Dan O´Brien escreve ainda sobre o intencionalismo, uma posição que, confusamente, situa no mesmo plano que o idealismo, o realismo e o fenomenismo:
«4. A teoria intencionalista da percepção.
«A última posição que iremos examinar nega que os dados dos sentidos estejam envolvidos na percepção e afirma, ao invés, que estamos em contacto perceptual directo com o mundo. Voltamos assim ao realismo directo com que este capítulo começou.» (Dan O´Brien, Introdução à Teoria do Conhecimento, Gradiva, pág. 92).
«Os intencionalistas acentuam certos paralelos entre a experiência perceptual e as crenças. As crenças são representações do mundo. A intencionalidade é uma característica essencial da mente e descreve a propriedade que têm certos estados mentais de representarem - ou de serem acerca de - certos aspectos do mundo(...) O intencionalista defende que a percepção também envolve estados representacionais (o intencionalismo é por vezes designado "representacionismo"). (Dan O´Brien, Introdução à Teoria do Conhecimento, Gradiva, pág. 93-94; o destaque a negrito é colocado por mim).
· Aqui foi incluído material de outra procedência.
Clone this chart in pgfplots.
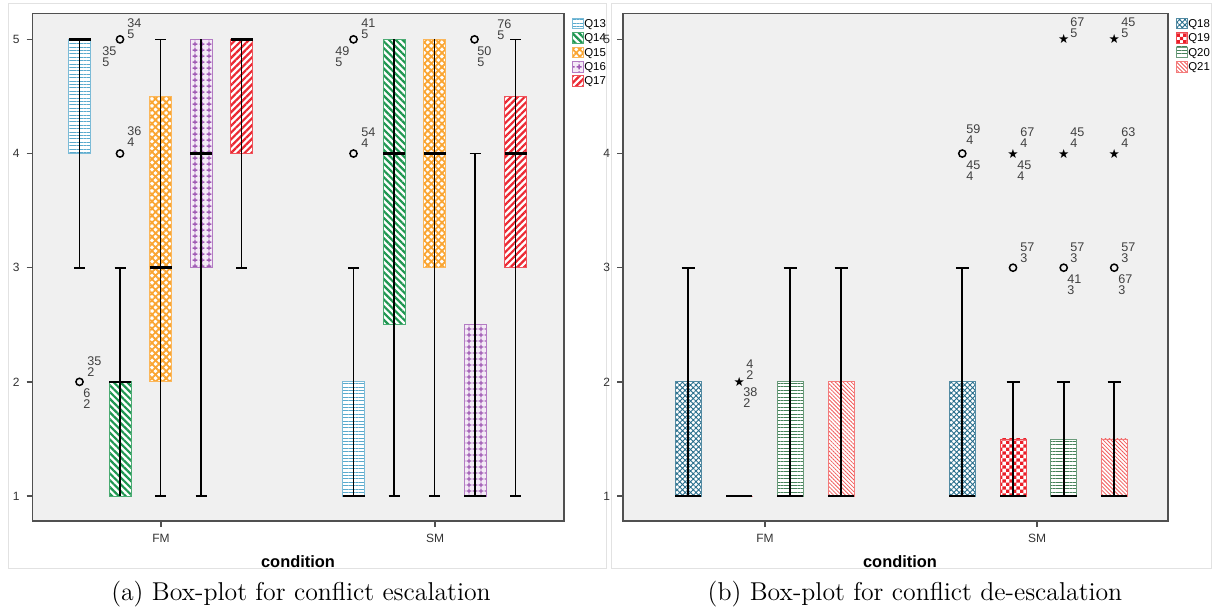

Mais uma vez a nuvem da confusão intelectual impede O´Brien de situar correctamente, espacio-mentalmente, os conceitos. O´Brien separa o intencionalismo. como se fosse autónomo, do realismo, do fenomenismo e do realismo, pondo todos ao mesmo nível, ignorando que todo o realismo é um intencionalismo ou representacionismo: a intentio ou representação, imagem ou conceito, espelha, de certo modo, um mundo de objectos exteriores. O´Brien confunde género e espécies distintos: intencionalismo é género que engloba os realismos, o idealismo e o fenomenismo. Em todas estas correntes se postula haver imagens ou ideias que representam algo. Intencionalismo pertence ao género gnosiológico (modo de conhecer) mas realismo, idealismo e fenomenismo pertencem ao género ontológico ou ontognosiológico (modos de ser).
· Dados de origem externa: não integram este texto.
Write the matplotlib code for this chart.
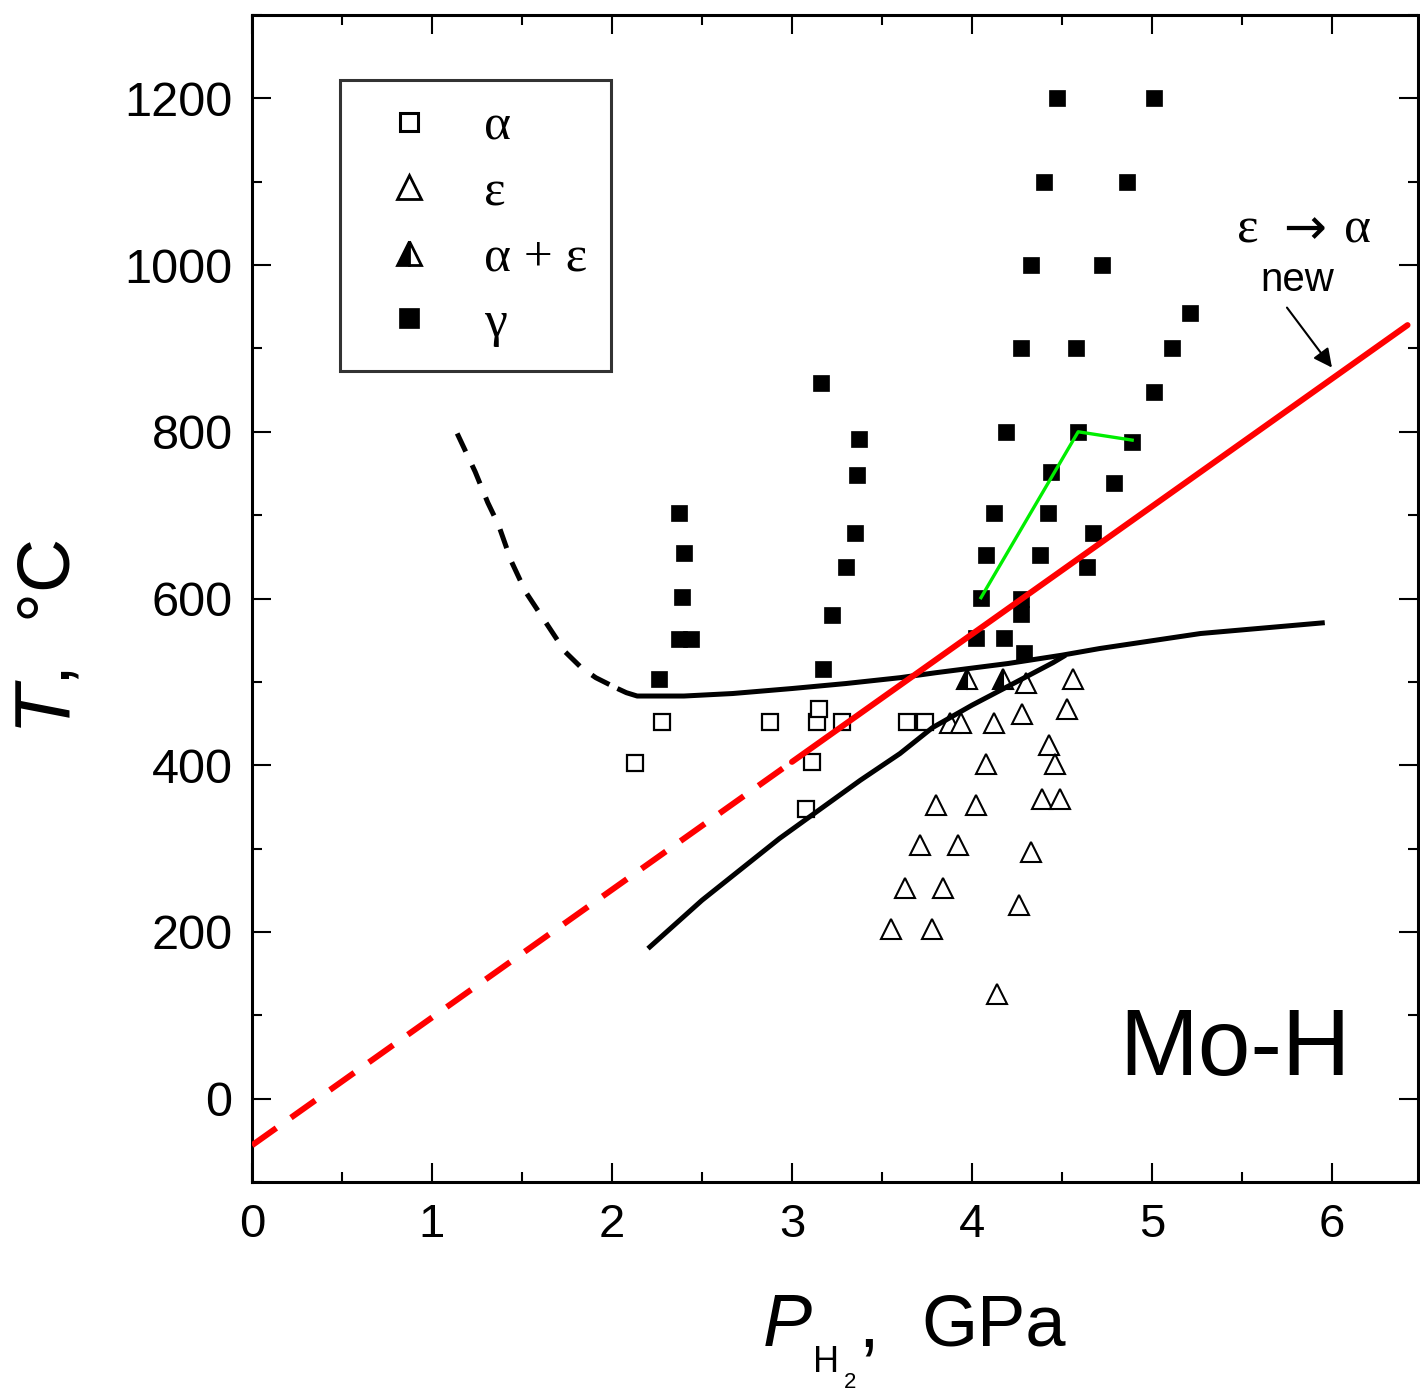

UMA CONFUSÃO INTITULADA ADVERBIALISMO
Escreve O´Brien, introduzindo o conceito de adverbialismo:
«4.1 Adverbialismo
«Uma maneira de rejeitar o pressuposto de que temos de estar cientes de algum objecto é fazer a chamada "manobra adverbial". Esta estratégia pode ser ilustrada virando-nos para outros exemplos onde não se apliquem tais pressupostos ontológicos. "David Beckham tem um magnífico pontapé de livre" não implica que ele possua um certo tipo de objecto - um pontapé - como coisa que ele pudesse dar ou vender como o seu magnífico carro. Em vez disso, compreendemos que esta frase significa que ele executa os pontapés magnificamente. "Magnífico" não deve ser tomado como um adjectivo que descreve a propriedade de um objecto; deve ser visto como um adjectivo que desempenha a função de um advérbio, descrevendo como uma dada acção é executada (...) O argumento dos adverbialistas no que concerne à percepção é que quando percepcionamos o vermelho estamos a percepcionar de modo vermelho ou vermelhamente (...) Ao levar a chávena de café à boca, vejo de modo castanho (castanhamente); não tenho a percepção dos dados dos sentidos castanhos e amargos, que são os análogos internos das propriedades do café debaixo do meu nariz.»
(Dan O´Brien, Introdução à Teoria do Conhecimento, Gradiva, pág. 92-93; o destaque a negrito é colocado por mim).
Adverbialismo (ponto 4.1) misturado com intencionalismo (ponto 4)? Como se relacionam? O´Brien é confuso, não hierarquiza estas noções entre si de maneira clara. Não está o adverbialismo - subjectivismo ou intersubjectivismo, assim o deveria caracterizar O´Brien - contido no realismo crítico ou científico das qualidades secundárias e primárias (exemplo: o perfume não existe fora do nosso nariz e da nossa mente, perfumadamente é um modo adverbial de captação subjectiva da realidade exterior que nos dá a ilusão do perfume da rosa ou do odor do café)? É óbvio que está mas Dan O´Brien não percebe essa inclusão e considera «adverbialismo» um modo de percepção aparte do realismo...
Como é típico dos medíocres filósofos analíticos eruditos (Nigel Warburton, John Searle, Simon Blackburn, etc.) O´Brien multiplica os «ismos» (adverbialismo, intencionalismo, realismo, etc) sem distinguir o que é ontológico do que é meramente gnoseológico e sociológico. Estas definições são grosseiramente justapostas - lembremos o quadrado em que, no seu livro "A Guide for the Perplexed", Penguin Books, página 113, Simon Blackburn mistura, nivelando-as, quatro teorias de géneros diferentes: realismo, eliminativismo, construtivismo, quietismo) e assim se ergue um desconexo edifício de definições filosóficas que mantém numa relativa escuridão os estudantes e os amantes da filosofia.